How do you describe her apartment at Bandra, with the sea just across the road? An apartment, a bungalow, a flat or a bungalat or flatlow? It’s a bungalow, still standing squat and steady by itself, though, nearby, highrises rise and perhaps will keep rising. There are, unless one is mistaken, two other families sharing the bungalow. The house is called ‘Sahil’, meaning the shore, or beacon or hope. But it seems very likely that Waheeda will presently shift to Bangalore. The Rekhis have bought a farm there and are planning to build themselves a house on the land. But it doesn’t look as if Waheeda is planning to give up films altogether—she can always come to Bombay for shootings of the occasional films she signs these days. What’s there to do, she sighs, except the endless mother?

Namkeen, Sawal, Dharam Kanta, Namak Halaal, Pyaasi, Mahaan, Coolie and Sunny constitute the list of films which Waheeda has either just finished or recently begun and involving directors of the order of Gulzar, Sultan Ahmed, Prakash Mehra and Raj Khosla. There was a time, following her marriage with Shashi Rekhi (the former Kamaljeet of films), when Waheeda didn’t accept any roles—she and her husband were seriously considering migrating to Canada. Then Yash Chopra coaxed her into Kabhi Kabhie. After that, Waheeda has always been doing some film or the other.

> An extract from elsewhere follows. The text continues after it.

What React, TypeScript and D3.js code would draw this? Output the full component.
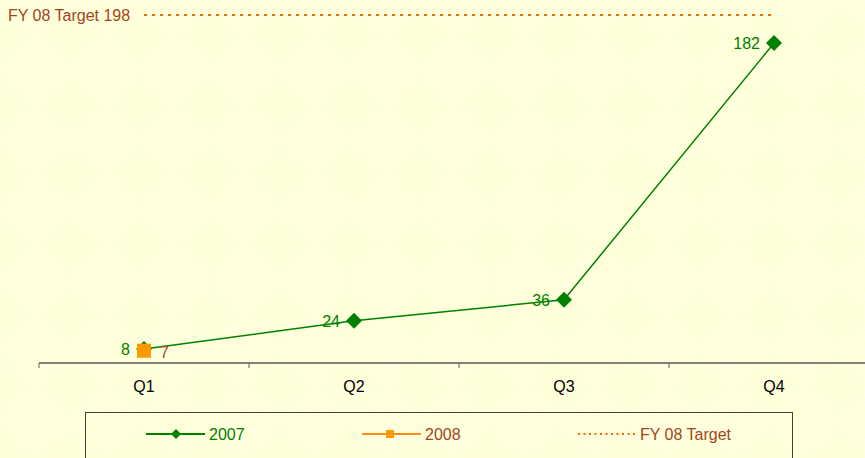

But recently when she drove into Mehboob Studios quite near her home, she suddenly realised the last she was there was 15 years ago. Her shootings in the in-between years have been in other, sometimes newer, studios, or on locations, or, following today’s trend, people’s bungalows. “My first reaction was to wish Mehboob Saab had been alive,” she said. “The studio used to be so much cleaner in he older days.” (Actually the studio in those days was much more of an exclusive place, which Mehboob Khan largely kept for his own productions).